| The exercise |
Everything in the data should be repeated exactly, save for the images.

| Available data |
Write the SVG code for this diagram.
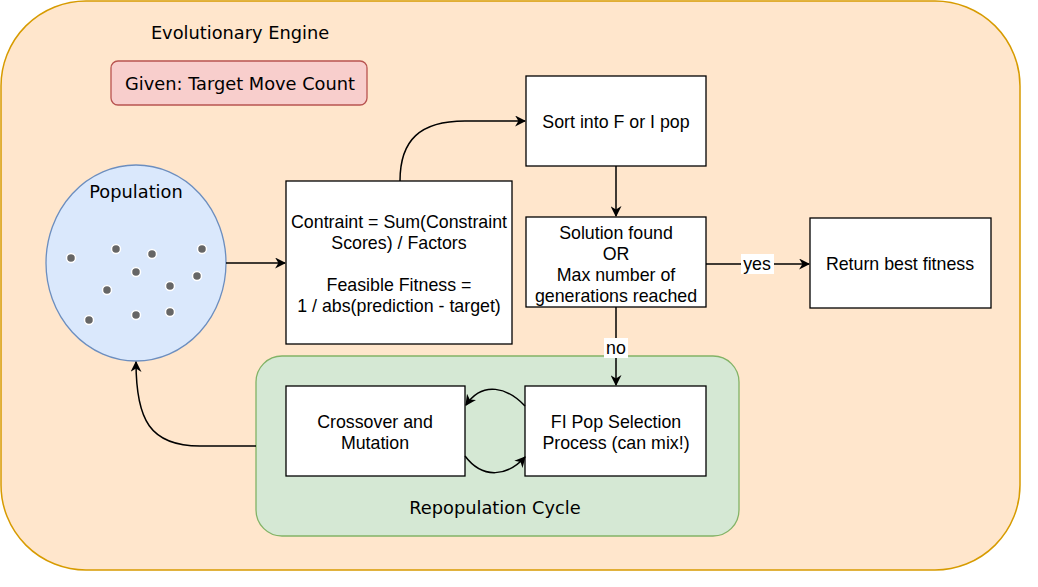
<svg xmlns="http://www.w3.org/2000/svg" width="1038" height="587" viewBox="0 0 1038 587">
<defs>
<style>
.lbl{font-family:"DejaVu Sans",Verdana,sans-serif;font-size:17.8px;fill:#000;text-anchor:middle;dominant-baseline:central}
.txt{font-family:"Liberation Sans",Arial,sans-serif;font-size:17.8px;fill:#000;text-anchor:middle;dominant-baseline:central}
.box{fill:#fff;stroke:#000;stroke-width:1.3}
.con{fill:none;stroke:#000;stroke-width:1.5}
.dot{fill:#666;stroke:#fff;stroke-width:1.5}
</style>
<marker id="ah" viewBox="0 0 10 10" refX="9" refY="5" markerWidth="11" markerHeight="11" markerUnits="userSpaceOnUse" orient="auto">
<path d="M0,0 L10,5 L0,10 L3,5 Z" fill="#000"/>
</marker>
</defs>
<rect width="1038" height="587" fill="#fff"/>
<g id="engine">
<rect x="1" y="1" width="1019" height="569" rx="85" ry="85" fill="#ffe6cc" stroke="#d79b00" stroke-width="1.5"/>
<text class="lbl" x="240" y="32">Evolutionary Engine</text>
</g>
<g id="given">
<rect x="111" y="61" width="256" height="44" rx="7" ry="7" fill="#f8cecc" stroke="#b85450" stroke-width="1.3"/>
<text class="lbl" x="240" y="83">Given: Target Move Count</text>
</g>
<g id="repop">
<rect x="256" y="356" width="483" height="180" rx="26" ry="26" fill="#d5e8d4" stroke="#82b366" stroke-width="1.3"/>
<text class="lbl" x="495" y="507">Repopulation Cycle</text>
</g>
<g id="population">
<ellipse cx="136" cy="263" rx="90" ry="98" fill="#dae8fc" stroke="#6c8ebf" stroke-width="1.3"/>
<text class="lbl" x="136" y="191">Population</text>
<circle class="dot" cx="71" cy="258" r="4.5"/>
<circle class="dot" cx="116" cy="249" r="4.5"/>
<circle class="dot" cx="152" cy="254" r="4.5"/>
<circle class="dot" cx="202" cy="249" r="4.5"/>
<circle class="dot" cx="136" cy="272" r="4.5"/>
<circle class="dot" cx="197" cy="276" r="4.5"/>
<circle class="dot" cx="170" cy="286" r="4.5"/>
<circle class="dot" cx="107" cy="290" r="4.5"/>
<circle class="dot" cx="89" cy="320" r="4.5"/>
<circle class="dot" cx="136" cy="315" r="4.5"/>
<circle class="dot" cx="170" cy="312" r="4.5"/>
</g>
<g id="fitness">
<rect class="box" x="286" y="181" width="226" height="163"/>
<text class="txt" x="399" y="222">Contraint = Sum(Constraint</text>
<text class="txt" x="399" y="243">Scores) / Factors</text>
<text class="txt" x="399" y="285">Feasible Fitness =</text>
<text class="txt" x="399" y="306">1 / abs(prediction - target)</text>
</g>
<g id="sort">
<rect class="box" x="526" y="76" width="180" height="90"/>
<text class="txt" x="616" y="122">Sort into F or I pop</text>
</g>
<g id="solution">
<rect class="box" x="526" y="217" width="180" height="90"/>
<text class="txt" x="616" y="233">Solution found</text>
<text class="txt" x="616" y="254">OR</text>
<text class="txt" x="616" y="275">Max number of</text>
<text class="txt" x="616" y="296">generations reached</text>
</g>
<g id="return">
<rect class="box" x="810" y="218" width="181" height="90"/>
<text class="txt" x="900" y="264">Return best fitness</text>
</g>
<g id="crossover">
<rect class="box" x="286" y="386" width="179" height="90"/>
<text class="txt" x="375" y="422">Crossover and</text>
<text class="txt" x="375" y="443">Mutation</text>
</g>
<g id="selection">
<rect class="box" x="525" y="386" width="181" height="90"/>
<text class="txt" x="616" y="422">FI Pop Selection</text>
<text class="txt" x="616" y="443">Process (can mix!)</text>
</g>
<g id="connectors">
<path class="con" d="M226,263 L285,263" marker-end="url(#ah)"/>
<path class="con" d="M400,181 C400,140 420,121 465,121 L525,121" marker-end="url(#ah)"/>
<path class="con" d="M616,166 L616,216" marker-end="url(#ah)"/>
<path class="con" d="M706,264 L809,264" marker-end="url(#ah)"/>
<rect x="741" y="254" width="33" height="20" fill="#fff"/>
<text class="txt" x="757" y="264">yes</text>
<path class="con" d="M616,307 L616,385" marker-end="url(#ah)"/>
<rect x="604" y="338" width="24" height="20" fill="#fff"/>
<text class="txt" x="616" y="348">no</text>
<path class="con" d="M525,406 C508,388 483,380 466,405" marker-end="url(#ah)"/>
<path class="con" d="M465,456 C483,480 508,476 525,457" marker-end="url(#ah)"/>
<path class="con" d="M256,446 L200,446 C150,446 136,420 136,362" marker-end="url(#ah)"/>
</g>
</svg>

| The response |
Write the SVG code for this diagram.
<svg xmlns="http://www.w3.org/2000/svg" width="1038" height="587" viewBox="0 0 1038 587">
<defs>
<style>
.lbl{font-family:"DejaVu Sans",Verdana,sans-serif;font-size:17.8px;fill:#000;text-anchor:middle;dominant-baseline:central}
.txt{font-family:"Liberation Sans",Arial,sans-serif;font-size:17.8px;fill:#000;text-anchor:middle;dominant-baseline:central}
.box{fill:#fff;stroke:#000;stroke-width:1.3}
.con{fill:none;stroke:#000;stroke-width:1.5}
.dot{fill:#666;stroke:#fff;stroke-width:1.5}
</style>
<marker id="ah" viewBox="0 0 10 10" refX="9" refY="5" markerWidth="11" markerHeight="11" markerUnits="userSpaceOnUse" orient="auto">
<path d="M0,0 L10,5 L0,10 L3,5 Z" fill="#000"/>
</marker>
</defs>
<rect width="1038" height="587" fill="#fff"/>
<g id="engine">
<rect x="1" y="1" width="1019" height="569" rx="85" ry="85" fill="#ffe6cc" stroke="#d79b00" stroke-width="1.5"/>
<text class="lbl" x="240" y="32">Evolutionary Engine</text>
</g>
<g id="given">
<rect x="111" y="61" width="256" height="44" rx="7" ry="7" fill="#f8cecc" stroke="#b85450" stroke-width="1.3"/>
<text class="lbl" x="240" y="83">Given: Target Move Count</text>
</g>
<g id="repop">
<rect x="256" y="356" width="483" height="180" rx="26" ry="26" fill="#d5e8d4" stroke="#82b366" stroke-width="1.3"/>
<text class="lbl" x="495" y="507">Repopulation Cycle</text>
</g>
<g id="population">
<ellipse cx="136" cy="263" rx="90" ry="98" fill="#dae8fc" stroke="#6c8ebf" stroke-width="1.3"/>
<text class="lbl" x="136" y="191">Population</text>
<circle class="dot" cx="71" cy="258" r="4.5"/>
<circle class="dot" cx="116" cy="249" r="4.5"/>
<circle class="dot" cx="152" cy="254" r="4.5"/>
<circle class="dot" cx="202" cy="249" r="4.5"/>
<circle class="dot" cx="136" cy="272" r="4.5"/>
<circle class="dot" cx="197" cy="276" r="4.5"/>
<circle class="dot" cx="170" cy="286" r="4.5"/>
<circle class="dot" cx="107" cy="290" r="4.5"/>
<circle class="dot" cx="89" cy="320" r="4.5"/>
<circle class="dot" cx="136" cy="315" r="4.5"/>
<circle class="dot" cx="170" cy="312" r="4.5"/>
</g>
<g id="fitness">
<rect class="box" x="286" y="181" width="226" height="163"/>
<text class="txt" x="399" y="222">Contraint = Sum(Constraint</text>
<text class="txt" x="399" y="243">Scores) / Factors</text>
<text class="txt" x="399" y="285">Feasible Fitness =</text>
<text class="txt" x="399" y="306">1 / abs(prediction - target)</text>
</g>
<g id="sort">
<rect class="box" x="526" y="76" width="180" height="90"/>
<text class="txt" x="616" y="122">Sort into F or I pop</text>
</g>
<g id="solution">
<rect class="box" x="526" y="217" width="180" height="90"/>
<text class="txt" x="616" y="233">Solution found</text>
<text class="txt" x="616" y="254">OR</text>
<text class="txt" x="616" y="275">Max number of</text>
<text class="txt" x="616" y="296">generations reached</text>
</g>
<g id="return">
<rect class="box" x="810" y="218" width="181" height="90"/>
<text class="txt" x="900" y="264">Return best fitness</text>
</g>
<g id="crossover">
<rect class="box" x="286" y="386" width="179" height="90"/>
<text class="txt" x="375" y="422">Crossover and</text>
<text class="txt" x="375" y="443">Mutation</text>
</g>
<g id="selection">
<rect class="box" x="525" y="386" width="181" height="90"/>
<text class="txt" x="616" y="422">FI Pop Selection</text>
<text class="txt" x="616" y="443">Process (can mix!)</text>
</g>
<g id="connectors">
<path class="con" d="M226,263 L285,263" marker-end="url(#ah)"/>
<path class="con" d="M400,181 C400,140 420,121 465,121 L525,121" marker-end="url(#ah)"/>
<path class="con" d="M616,166 L616,216" marker-end="url(#ah)"/>
<path class="con" d="M706,264 L809,264" marker-end="url(#ah)"/>
<rect x="741" y="254" width="33" height="20" fill="#fff"/>
<text class="txt" x="757" y="264">yes</text>
<path class="con" d="M616,307 L616,385" marker-end="url(#ah)"/>
<rect x="604" y="338" width="24" height="20" fill="#fff"/>
<text class="txt" x="616" y="348">no</text>
<path class="con" d="M525,406 C508,388 483,380 466,405" marker-end="url(#ah)"/>
<path class="con" d="M465,456 C483,480 508,476 525,457" marker-end="url(#ah)"/>
<path class="con" d="M256,446 L200,446 C150,446 136,420 136,362" marker-end="url(#ah)"/>
</g>
</svg>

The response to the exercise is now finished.